Answer:
The pressure at a depth h in a fluid with density ρ is given by:
P = ρgh
where g is the acceleration due to gravity.
The force exerted on the eardrum is equal to the pressure difference between the inside and outside of the eardrum multiplied by the area of the eardrum:
F = A(Pinside - Poutside)
where A is the area of the eardrum, Pinside is the pressure inside the ear, and Poutside is the pressure outside the ear.
To find the depth at which the force on the eardrum is 1.5 N above atmospheric pressure, we need to first find the pressure difference and then the corresponding depth.
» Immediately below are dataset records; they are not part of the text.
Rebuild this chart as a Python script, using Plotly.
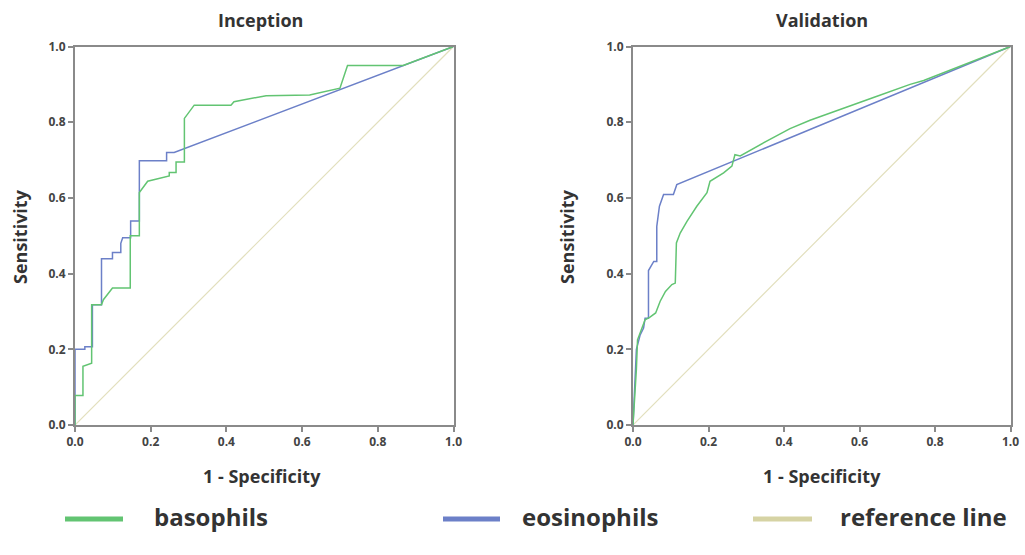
import plotly.graph_objects as go

W, H = 1025, 555

# ---- data ----
inc_baso_x = [0, 0, 0.021, 0.021, 0.044, 0.044, 0.07, 0.075, 0.099, 0.146, 0.146, 0.17, 0.17, 0.192, 0.249,
              0.249, 0.267, 0.267, 0.289, 0.289, 0.315, 0.412, 0.42, 0.505, 0.62, 0.70, 0.72, 0.867, 1]
inc_baso_y = [0, 0.078, 0.078, 0.155, 0.163, 0.318, 0.318, 0.331, 0.362, 0.362, 0.5, 0.5, 0.614, 0.644, 0.658,
              0.667, 0.667, 0.695, 0.695, 0.81, 0.845, 0.845, 0.854, 0.87, 0.872, 0.89, 0.95, 0.95, 1]

inc_eos_x = [0, 0, 0.026, 0.026, 0.046, 0.046, 0.07, 0.07, 0.099, 0.099, 0.121, 0.121, 0.126, 0.147, 0.147,
             0.17, 0.17, 0.242, 0.242, 0.262, 1]
inc_eos_y = [0, 0.2, 0.2, 0.207, 0.207, 0.318, 0.318, 0.439, 0.439, 0.456, 0.456, 0.48, 0.495, 0.495, 0.539,
             0.539, 0.698, 0.698, 0.72, 0.72, 1]

val_baso_x = [0, 0.006, 0.009, 0.012, 0.032, 0.045, 0.06, 0.072, 0.086, 0.103, 0.112, 0.115, 0.125, 0.143,
              0.169, 0.196, 0.204, 0.24, 0.262, 0.27, 0.284, 0.354, 0.416, 0.469, 0.55, 0.65, 0.734, 0.77, 1]
val_baso_y = [0, 0.088, 0.148, 0.225, 0.278, 0.285, 0.296, 0.327, 0.353, 0.371, 0.375, 0.481, 0.507, 0.538,
              0.578, 0.614, 0.644, 0.666, 0.684, 0.714, 0.711, 0.75, 0.783, 0.805, 0.835, 0.87, 0.9, 0.91, 1]

val_eos_x = [0, 0.009, 0.019, 0.028, 0.032, 0.041, 0.041, 0.055, 0.063, 0.063, 0.07, 0.081, 0.107, 0.116, 1]
val_eos_y = [0, 0.2, 0.238, 0.256, 0.282, 0.282, 0.408, 0.432, 0.432, 0.525, 0.578, 0.609, 0.609, 0.635, 1]

ref_x = [0, 1]
ref_y = [0, 1]

panel_titles = ["Inception", "Validation"]
legend_labels = ["basophils", "eosinophils", "reference line"]
tick_vals = [0, 0.2, 0.4, 0.6, 0.8, 1.0]
tick_text = ["0.0", "0.2", "0.4", "0.6", "0.8", "1.0"]

GREEN = "#62c472"
BLUE = "#6c80c8"
REF = "#e2dfbd"
AXIS = "#8a8a8a"
TXT = "#333333"
FONT = "Open Sans"

fig = go.Figure()

panels = [
    ("x", "y", inc_baso_x, inc_baso_y, inc_eos_x, inc_eos_y),
    ("x2", "y2", val_baso_x, val_baso_y, val_eos_x, val_eos_y),
]
for xa, ya, bx, by, ex, ey in panels:
    fig.add_trace(go.Scatter(x=ref_x, y=ref_y, mode="lines", xaxis=xa, yaxis=ya,
                             line=dict(color=REF, width=1.2), showlegend=False, hoverinfo="skip"))
    fig.add_trace(go.Scatter(x=ex, y=ey, mode="lines", xaxis=xa, yaxis=ya,
                             line=dict(color=BLUE, width=1.5), showlegend=False, name=legend_labels[1]))
    fig.add_trace(go.Scatter(x=bx, y=by, mode="lines", xaxis=xa, yaxis=ya,
                             line=dict(color=GREEN, width=1.5), showlegend=False, name=legend_labels[0]))

def px2x(p):
    return p / W

def px2y(p):
    return 1 - p / H

axis_common = dict(range=[0, 1], tickvals=tick_vals, ticktext=tick_text, showgrid=False, zeroline=False,
                   showline=True, mirror=True, linecolor=AXIS, linewidth=2, ticks="outside", ticklen=5,
                   tickwidth=1.5, tickcolor=AXIS, automargin=False,
                   tickfont=dict(family=FONT, size=12, color="#444444", weight="bold"))

ydom = [px2y(425), px2y(46.5)]
fig.update_layout(
    width=W, height=H, margin=dict(l=0, r=0, t=0, b=0, autoexpand=False),
    paper_bgcolor="white", plot_bgcolor="white",
    xaxis=dict(domain=[px2x(75), px2x(453.5)], anchor="y", **axis_common),
    yaxis=dict(domain=ydom, anchor="x", **axis_common),
    xaxis2=dict(domain=[px2x(633), px2x(1010.5)], anchor="y2", **axis_common),
    yaxis2=dict(domain=ydom, anchor="x2", **axis_common),
    showlegend=False,
)

annos = []
title_font = dict(family=FONT, size=18, color=TXT, weight="bold")
# panel titles
for cx, t in [(260, panel_titles[0]), (822, panel_titles[1])]:
    annos.append(dict(x=px2x(cx), y=px2y(20), xref="paper", yref="paper", text=t, showarrow=False,
                      xanchor="center", yanchor="middle", font=title_font))
# x titles
for cx in [262, 822]:
    annos.append(dict(x=px2x(cx), y=px2y(476), xref="paper", yref="paper", text="1 - Specificity",
                      showarrow=False, xanchor="center", yanchor="middle", font=title_font))
# y titles
for cx in [20, 567]:
    annos.append(dict(x=px2x(cx), y=px2y(237), xref="paper", yref="paper", text="Sensitivity",
                      showarrow=False, textangle=-90, xanchor="center", yanchor="middle", font=title_font))

# legend (drawn manually)
shapes = []
leg = [(65, 123, 152, GREEN, legend_labels[0]),
       (443, 500, 520, BLUE, legend_labels[1]),
       (753, 812, 838, "#d6d3a4", legend_labels[2])]
for x0, x1, tx, col, lab in leg:
    shapes.append(dict(type="line", xref="paper", yref="paper", x0=px2x(x0), x1=px2x(x1),
                       y0=px2y(519), y1=px2y(519), line=dict(color=col, width=5)))
    annos.append(dict(x=px2x(tx), y=px2y(516), xref="paper", yref="paper", text=lab, showarrow=False,
                      xanchor="left", yanchor="middle", font=dict(family=FONT, size=24, color=TXT, weight="bold")))

fig.update_layout(annotations=annos, shapes=shapes)
fig.write_html("out.html", config={"displayModeBar": False},
               post_script="document.body.style.margin='0';document.body.style.overflow='hidden';")
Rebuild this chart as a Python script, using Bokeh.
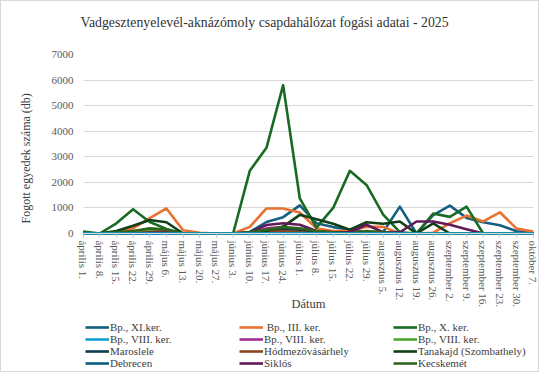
from bokeh.plotting import figure
from bokeh.models import Range1d, FixedTicker, Legend, LegendItem, Title
from bokeh.embed import file_html
from bokeh.resources import INLINE

dates = ["április 1.", "április 8.", "április 15.", "április 22.", "április 29.",
         "május 6.", "május 13.", "május 20.", "május 27.", "június 3.",
         "június 10.", "június 17.", "június 24.", "július 1.", "július 8.",
         "július 15.", "július 22.", "július 29.", "augusztus 5.", "augusztus 12.",
         "augusztus 19.", "augusztus 26.", "szeptember 2.", "szeptember 9.",
         "szeptember 16.", "szeptember 23.", "szeptember 30.", "október 7."]
y_ticks = [0, 1000, 2000, 3000, 4000, 5000, 6000, 7000]

bp_xi = [0, 0, 0, 0, 50, 120, 0, 0, 0, 0, 60, 450, 640, 1100, 400, 250, 150, 60, 60, 1050, 0, 720, 1090, 610, 440, 320, 90, 30]
bp_iii = [0, 0, 50, 200, 600, 980, 130, 30, 0, 0, 260, 980, 980, 820, 200, 100, 100, 260, 260, 0, 0, 30, 400, 700, 470, 830, 190, 80]
bp_x = [80, 0, 400, 950, 450, 180, 0, 0, 0, 0, 2450, 3350, 5800, 1370, 230, 1000, 2450, 1900, 740, 50, 0, 780, 650, 1050, 0, 0, 0, 0]
bp_viii_a = [0] * 28
bp_viii_b = [0, 0, 0, 0, 20, 30, 0, 0, 0, 0, 30, 200, 250, 150, 0, 0, 0, 0, 0, 0, 0, 0, 0, 0, 0, 0, 0, 0]
bp_viii_c = [0, 0, 0, 50, 120, 100, 0, 0, 0, 0, 0, 50, 120, 80, 0, 0, 0, 0, 0, 0, 0, 0, 0, 0, 0, 0, 0, 0]
maroslele = [0, 0, 0, 0, 0, 50, 0, 0, 0, 0, 0, 100, 200, 150, 50, 0, 0, 0, 0, 0, 0, 0, 0, 0, 0, 0, 0, 0]
hodmezo = [0, 0, 0, 0, 50, 80, 0, 0, 0, 0, 0, 50, 100, 50, 0, 0, 0, 0, 0, 0, 0, 0, 0, 0, 0, 0, 0, 0]
tanakajd = [0, 0, 100, 300, 530, 440, 0, 0, 0, 0, 0, 100, 270, 730, 560, 380, 150, 440, 380, 470, 0, 400, 0, 0, 0, 0, 0, 0]
debrecen = [0] * 28
siklos = [0, 0, 0, 0, 30, 30, 0, 0, 0, 0, 50, 330, 400, 340, 100, 50, 50, 340, 50, 50, 470, 470, 340, 170, 0, 0, 0, 0]
kecskemet = [0, 0, 50, 100, 200, 150, 0, 0, 0, 0, 50, 150, 250, 200, 100, 50, 0, 100, 50, 0, 0, 0, 0, 0, 0, 0, 0, 0]

series = [
    ("Bp., XI.ker.", bp_xi, "#156082"),
    (" Bp., III. ker.", bp_iii, "#E97132"),
    ("Bp., X. ker.", bp_x, "#196B24"),
    ("Bp., VIII. ker.", bp_viii_a, "#0F9ED5"),
    ("Bp., VIII. ker.", bp_viii_b, "#A02B93"),
    ("Bp., VIII. ker.", bp_viii_c, "#4EA72E"),
    ("Maroslele", maroslele, "#0d3a4e"),
    ("Hódmezővásárhely", hodmezo, "#8c441e"),
    ("Tanakajd (Szombathely)", tanakajd, "#0f4016"),
    ("Debrecen", debrecen, "#095f80"),
    ("Siklós", siklos, "#601a58"),
    ("Kecskemét", kecskemet, "#2f641c"),
]

SERIF = "Liberation Serif"

# pixel layout: the frame runs down to the canvas bottom; values occupy the
# upper part (TOP..ZERO_PX), tick labels and legend sit in the lower part.
W, H = 539, 372
TOP, ZERO_PX = 53, 232
LEFT, RIGHT = 72, 538          # frame edges
X0_PX, XN_PX = 78.6, 531.7     # first / last category position
n = len(dates)
ppu = (XN_PX - X0_PX) / (n - 1)
x_start = -(X0_PX - LEFT) / ppu
x_end = (n - 1) + (RIGHT - XN_PX) / ppu
ymax = y_ticks[-1]
ymin = -ymax * (H - ZERO_PX) / (ZERO_PX - TOP)

p = figure(width=W, height=H, output_backend="svg", toolbar_location=None,
           x_range=Range1d(x_start, x_end), y_range=Range1d(ymin, ymax),
           min_border_left=LEFT, min_border_right=W - RIGHT,
           min_border_top=TOP, min_border_bottom=0)
p.styles = {"border": "1px solid #d9d9d9"}

p.title.text = ""
p.title.visible = False
# spacer next to the frame, then the chart title above it
p.add_layout(Title(text=" ", text_font_size="1px", standoff=22), "above")
p.add_layout(Title(text="Vadgesztenyelevél-aknázómoly csapdahálózat fogási adatai - 2025",
                   align="left", offset=4, standoff=0, text_font=SERIF,
                   text_font_size="13.8px", text_font_style="normal",
                   text_color="#333333"), "above")

p.outline_line_color = None
p.xgrid.grid_line_color = None
p.ygrid.grid_line_color = "#d9d9d9"
p.ygrid.grid_line_width = 1
g = p.ygrid[0]
if "cross_bounds" in g.properties():
    g.cross_bounds = (0, n - 1)

x = list(range(n))

order = [0, 1, 2, 4, 5, 6, 7, 8, 9, 10, 11, 3]
rmap = {}
for i in order:
    name, vals, col = series[i]
    rmap[i] = p.line(x, vals, line_color=col, line_width=2.6, line_join="round")

# category axis fixed at value 0
p.xaxis.fixed_location = 0
p.xaxis.bounds = (0, n - 1)
p.xaxis.ticker = FixedTicker(ticks=x)
p.xaxis.major_label_overrides = {i: d for i, d in enumerate(dates)}
p.xaxis.major_label_orientation = "vertical"
p.xaxis.major_label_text_font = SERIF
p.xaxis.major_label_text_font_size = "11px"
p.xaxis.major_label_text_color = "#595959"
p.xaxis.major_tick_out = 4
p.xaxis.major_tick_in = 0
p.xaxis.major_tick_line_color = "#bfbfbf"
p.xaxis.minor_tick_line_color = None
p.xaxis.axis_line_color = "#d9d9d9"
p.xaxis.major_label_standoff = 3
p.xaxis.axis_label = "Dátum"
p.xaxis.axis_label_text_font = SERIF
p.xaxis.axis_label_text_font_size = "12.5px"
p.xaxis.axis_label_text_font_style = "normal"
p.xaxis.axis_label_text_color = "#404040"
p.xaxis.axis_label_standoff = -13

p.yaxis.ticker = FixedTicker(ticks=y_ticks)
p.yaxis.bounds = (0, ymax)
p.yaxis.major_label_text_font = SERIF
p.yaxis.major_label_text_font_size = "11px"
p.yaxis.major_label_text_color = "#595959"
p.yaxis.major_tick_out = 0
p.yaxis.major_tick_in = 0
p.yaxis.major_tick_line_color = None
p.yaxis.minor_tick_line_color = None
p.yaxis.axis_line_color = None
p.yaxis.major_label_standoff = 3

# value-axis title, placed beside the value part of the frame
p.add_layout(Title(text="Fogott egyedek száma (db)", align="left", offset=H - 222,
                   standoff=31, text_font=SERIF, text_font_size="12px",
                   text_font_style="normal", text_color="#404040"), "left")

items = [LegendItem(label=s[0], renderers=[rmap[i]]) for i, s in enumerate(series)]
lg = Legend(items=items, location=(9, 4), orientation="horizontal", ncols=3,
            padding=0, margin=0, spacing=0, glyph_width=24, glyph_height=12,
            label_height=12, label_width=129, label_standoff=1, label_text_font=SERIF,
            label_text_font_size="11px", label_text_color="#404040",
            border_line_color=None, background_fill_alpha=0)
p.add_layout(lg, "center")

open("out.html", "w").write(file_html(p, INLINE))
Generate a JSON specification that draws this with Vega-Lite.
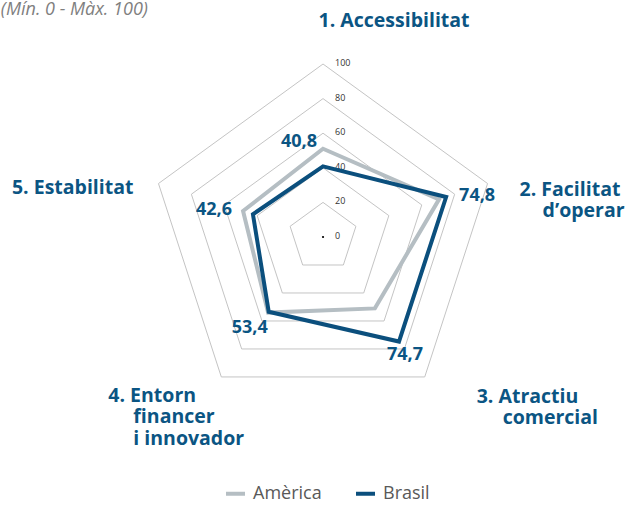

The atmospheric pressure at sea level is approximately 101,325 Pa. Adding 1.5 N of force per the eardrum means adding 1.5 N of force per the area of the eardrum, which is:
A = π(0.0079 m/2)^2 = 4.909×10^-5 m^2
So the pressure difference is:
ΔP = F/A = 1.5 N/4.909×10^-5 m^2 = 3.057×10^4 Pa
Now we can solve for the depth using the pressure equation:
ΔP = ρgh
h = ΔP/(ρg) = (3.057×10^4 Pa)/(1.03×10^3 kg/m^3 × 9.81 m/s^2) ≈ 3.02 m
Therefore, the eardrum can be damaged when scuba diving at a depth of approximately 3.02 meters in seawater.